Since this year’s games are being held without the backdrop of spectators, that strange feeling of intimacy sometimes stretches all the way to the event floor. Remember when US gymnast McKayla Maroney’s unimpressed face became an immortal meme in 2012? It’s like that, all the time, with side conversations and reactions that would usually blend in to the surrounding din on full display. It’s the little things, like being able to overhear US gymnast Jordan Chiles on a broadcast, during a tense round of competition, bemoan losing a nail. Amid the grit and the drama is so much … normalcy.

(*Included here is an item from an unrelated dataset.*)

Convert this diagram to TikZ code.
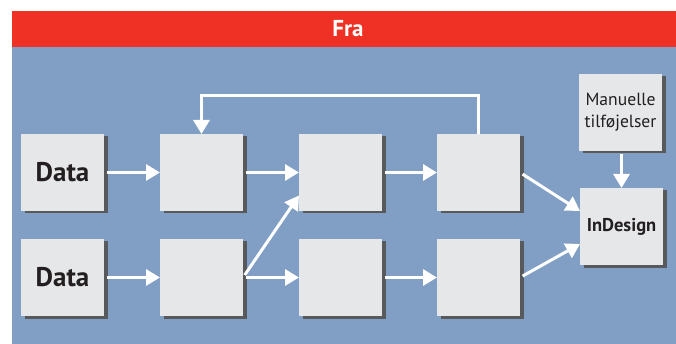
\documentclass[tikz,border=0pt]{standalone}
\usepackage{fontspec}
\setmainfont{PT Sans}
\usetikzlibrary{arrows.meta,shadows}
\definecolor{frared}{HTML}{EE3124}
\definecolor{frablue}{HTML}{819FC4}
\definecolor{boxgray}{HTML}{E6E7E9}
\definecolor{shadowgray}{HTML}{58595B}
\definecolor{txtdark}{HTML}{231F20}
\tikzset{
  stepbox/.style={fill=boxgray, minimum width=83pt, minimum height=77pt, inner sep=0pt, outer sep=0pt,
    text=txtdark, drop shadow={shadow xshift=3.5pt, shadow yshift=-2.5pt, fill=shadowgray, opacity=1}},
  flow/.style={draw=white, line width=3pt, shorten <=3pt, -{Triangle[width=16pt,length=14pt]}},
  datafont/.style={font=\bfseries\fontsize{27}{27}\selectfont}
}
\begin{document}
\begin{tikzpicture}[x=1pt,y=-1pt]
  \useasboundingbox (0,0) rectangle (676,344);
  \fill[frablue] (12,47) rectangle (676,344);
  \fill[frared] (12,11) rectangle (676,47);
  \node[text=white, font=\bfseries\fontsize{23}{23}\selectfont] (title) at (348,29) {Fra};
  % boxes
  \node[stepbox, datafont] (data1) at (62.5,172.5) {Data};
  \node[stepbox, datafont] (data2) at (62.5,277.5) {Data};
  \node[stepbox] (p1) at (201.5,172.5) {};
  \node[stepbox] (p2) at (340.5,172.5) {};
  \node[stepbox] (p3) at (478.5,172.5) {};
  \node[stepbox] (q1) at (201.5,277.5) {};
  \node[stepbox] (q2) at (340.5,277.5) {};
  \node[stepbox] (q3) at (478.5,277.5) {};
  \node[stepbox, align=center, font=\fontsize{17.6}{22}\selectfont] (manual) at (620.5,112.5) {Manuelle\\tilføjelser};
  \node[stepbox, font=\bfseries\fontsize{18.5}{18.5}\selectfont] (indesign) at (621.5,226.5) {InDesign};
  % arrows
  \draw[flow] (data1.east) -- (p1.west);
  \draw[flow] (p1.east) -- (p2.west);
  \draw[flow] (p2.east) -- (p3.west);
  \draw[flow] (data2.east) -- (q1.west);
  \draw[flow] (q1.east) -- (q2.west);
  \draw[flow] (q2.east) -- (q3.west);
  \draw[flow] (q1.east) -- ([yshift=-23pt]p2.west);
  \draw[flow, shorten <=0pt] (p3.north) -- ++(0,-38) -| (p1.north);
  \draw[flow] (p3.east) -- ([yshift=15.5pt]indesign.west);
  \draw[flow] (q3.east) -- ([yshift=-17.5pt]indesign.west);
  \draw[flow] (manual.south -| indesign.north) -- (indesign.north);
\end{tikzpicture}
\end{document}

Ironically, that just underscores the weirdness, and perhaps anxiety, simmering just beneath these games. After all, a large portion of the Japanese public wasn’t in favor of holding the Olympics this year at all. Athletes have had to withdraw, or not even attend, because of pandemic-related issues. Conversations around stress and mental health reached a new tenor when US gymnastics icon Simone Biles pulled out of multiple events in the first week of competition. We say we want to know more about the Olympic stars who become our long-distance best friends for a few weeks every other year. What we’re discovering is, being an Olympian is hard, for many reasons that have nothing to do with running very fast or throwing things very far.
But despite the politics, the pandemic and the personal challenges, it’s also a lot of fun. And there’s something about seeing Olympic athletes being amused and amazed — by each other, by where they are — that is strangely comforting. Because we’re amazed, too.